> [Short problem]: Copy all lines below exactly as written. Leave pictures out.

---+---

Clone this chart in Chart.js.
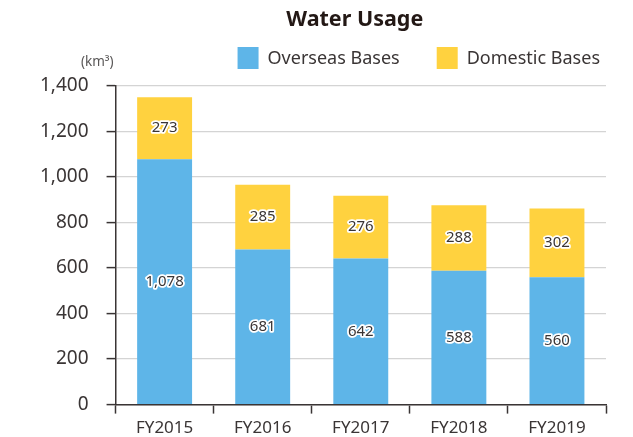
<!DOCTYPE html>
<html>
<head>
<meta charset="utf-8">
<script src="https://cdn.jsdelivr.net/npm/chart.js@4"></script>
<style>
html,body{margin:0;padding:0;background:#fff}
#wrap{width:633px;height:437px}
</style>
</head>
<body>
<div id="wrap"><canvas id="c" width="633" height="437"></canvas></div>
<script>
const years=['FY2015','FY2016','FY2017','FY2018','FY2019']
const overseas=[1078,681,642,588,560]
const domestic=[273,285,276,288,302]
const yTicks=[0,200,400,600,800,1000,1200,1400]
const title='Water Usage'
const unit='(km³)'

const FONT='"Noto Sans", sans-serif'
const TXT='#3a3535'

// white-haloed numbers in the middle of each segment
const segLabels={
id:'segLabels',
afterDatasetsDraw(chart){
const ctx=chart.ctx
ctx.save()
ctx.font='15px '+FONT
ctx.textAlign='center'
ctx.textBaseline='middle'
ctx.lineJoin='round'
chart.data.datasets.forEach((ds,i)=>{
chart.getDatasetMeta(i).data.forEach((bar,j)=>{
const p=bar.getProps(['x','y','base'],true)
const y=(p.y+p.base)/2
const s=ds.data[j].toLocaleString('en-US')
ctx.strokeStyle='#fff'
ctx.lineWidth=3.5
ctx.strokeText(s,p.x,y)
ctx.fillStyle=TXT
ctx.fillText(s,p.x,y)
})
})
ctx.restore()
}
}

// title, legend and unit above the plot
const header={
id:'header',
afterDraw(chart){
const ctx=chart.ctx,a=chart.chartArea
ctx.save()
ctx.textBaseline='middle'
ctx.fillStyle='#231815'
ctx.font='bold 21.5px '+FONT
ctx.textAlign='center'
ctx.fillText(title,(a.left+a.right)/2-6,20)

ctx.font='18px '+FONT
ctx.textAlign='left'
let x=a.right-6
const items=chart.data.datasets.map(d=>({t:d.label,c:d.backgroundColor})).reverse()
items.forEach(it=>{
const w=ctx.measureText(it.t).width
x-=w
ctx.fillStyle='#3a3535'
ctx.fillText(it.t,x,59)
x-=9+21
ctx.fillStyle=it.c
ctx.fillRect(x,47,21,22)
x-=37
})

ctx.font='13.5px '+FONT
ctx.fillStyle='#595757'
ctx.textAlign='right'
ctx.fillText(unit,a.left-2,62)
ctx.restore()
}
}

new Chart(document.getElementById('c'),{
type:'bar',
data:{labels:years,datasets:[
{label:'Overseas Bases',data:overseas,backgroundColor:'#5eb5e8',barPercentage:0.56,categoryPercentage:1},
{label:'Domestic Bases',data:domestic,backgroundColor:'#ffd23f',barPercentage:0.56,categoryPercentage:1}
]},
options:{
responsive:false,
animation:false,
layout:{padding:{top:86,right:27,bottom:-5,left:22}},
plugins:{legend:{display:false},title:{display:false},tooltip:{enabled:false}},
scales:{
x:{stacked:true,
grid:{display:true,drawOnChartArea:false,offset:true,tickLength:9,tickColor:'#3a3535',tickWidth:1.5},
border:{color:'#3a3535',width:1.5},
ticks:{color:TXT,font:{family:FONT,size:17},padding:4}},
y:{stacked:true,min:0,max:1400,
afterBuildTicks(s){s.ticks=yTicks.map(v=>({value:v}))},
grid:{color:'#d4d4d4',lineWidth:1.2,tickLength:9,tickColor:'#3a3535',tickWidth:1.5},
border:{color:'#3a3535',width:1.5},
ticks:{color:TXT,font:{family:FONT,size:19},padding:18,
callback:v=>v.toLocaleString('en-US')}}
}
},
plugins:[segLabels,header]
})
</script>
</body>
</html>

---+---

> [Result]:
Clone this chart in Chart.js.
<!DOCTYPE html>
<html>
<head>
<meta charset="utf-8">
<script src="https://cdn.jsdelivr.net/npm/chart.js@4"></script>
<style>
html,body{margin:0;padding:0;background:#fff}
#wrap{width:633px;height:437px}
</style>
</head>
<body>
<div id="wrap"><canvas id="c" width="633" height="437"></canvas></div>
<script>
const years=['FY2015','FY2016','FY2017','FY2018','FY2019']
const overseas=[1078,681,642,588,560]
const domestic=[273,285,276,288,302]
const yTicks=[0,200,400,600,800,1000,1200,1400]
const title='Water Usage'
const unit='(km³)'

const FONT='"Noto Sans", sans-serif'
const TXT='#3a3535'

// white-haloed numbers in the middle of each segment
const segLabels={
id:'segLabels',
afterDatasetsDraw(chart){
const ctx=chart.ctx
ctx.save()
ctx.font='15px '+FONT
ctx.textAlign='center'
ctx.textBaseline='middle'
ctx.lineJoin='round'
chart.data.datasets.forEach((ds,i)=>{
chart.getDatasetMeta(i).data.forEach((bar,j)=>{
const p=bar.getProps(['x','y','base'],true)
const y=(p.y+p.base)/2
const s=ds.data[j].toLocaleString('en-US')
ctx.strokeStyle='#fff'
ctx.lineWidth=3.5
ctx.strokeText(s,p.x,y)
ctx.fillStyle=TXT
ctx.fillText(s,p.x,y)
})
})
ctx.restore()
}
}

// title, legend and unit above the plot
const header={
id:'header',
afterDraw(chart){
const ctx=chart.ctx,a=chart.chartArea
ctx.save()
ctx.textBaseline='middle'
ctx.fillStyle='#231815'
ctx.font='bold 21.5px '+FONT
ctx.textAlign='center'
ctx.fillText(title,(a.left+a.right)/2-6,20)

ctx.font='18px '+FONT
ctx.textAlign='left'
let x=a.right-6
const items=chart.data.datasets.map(d=>({t:d.label,c:d.backgroundColor})).reverse()
items.forEach(it=>{
const w=ctx.measureText(it.t).width
x-=w
ctx.fillStyle='#3a3535'
ctx.fillText(it.t,x,59)
x-=9+21
ctx.fillStyle=it.c
ctx.fillRect(x,47,21,22)
x-=37
})

ctx.font='13.5px '+FONT
ctx.fillStyle='#595757'
ctx.textAlign='right'
ctx.fillText(unit,a.left-2,62)
ctx.restore()
}
}

new Chart(document.getElementById('c'),{
type:'bar',
data:{labels:years,datasets:[
{label:'Overseas Bases',data:overseas,backgroundColor:'#5eb5e8',barPercentage:0.56,categoryPercentage:1},
{label:'Domestic Bases',data:domestic,backgroundColor:'#ffd23f',barPercentage:0.56,categoryPercentage:1}
]},
options:{
responsive:false,
animation:false,
layout:{padding:{top:86,right:27,bottom:-5,left:22}},
plugins:{legend:{display:false},title:{display:false},tooltip:{enabled:false}},
scales:{
x:{stacked:true,
grid:{display:true,drawOnChartArea:false,offset:true,tickLength:9,tickColor:'#3a3535',tickWidth:1.5},
border:{color:'#3a3535',width:1.5},
ticks:{color:TXT,font:{family:FONT,size:17},padding:4}},
y:{stacked:true,min:0,max:1400,
afterBuildTicks(s){s.ticks=yTicks.map(v=>({value:v}))},
grid:{color:'#d4d4d4',lineWidth:1.2,tickLength:9,tickColor:'#3a3535',tickWidth:1.5},
border:{color:'#3a3535',width:1.5},
ticks:{color:TXT,font:{family:FONT,size:19},padding:18,
callback:v=>v.toLocaleString('en-US')}}
}
},
plugins:[segLabels,header]
})
</script>
</body>
</html>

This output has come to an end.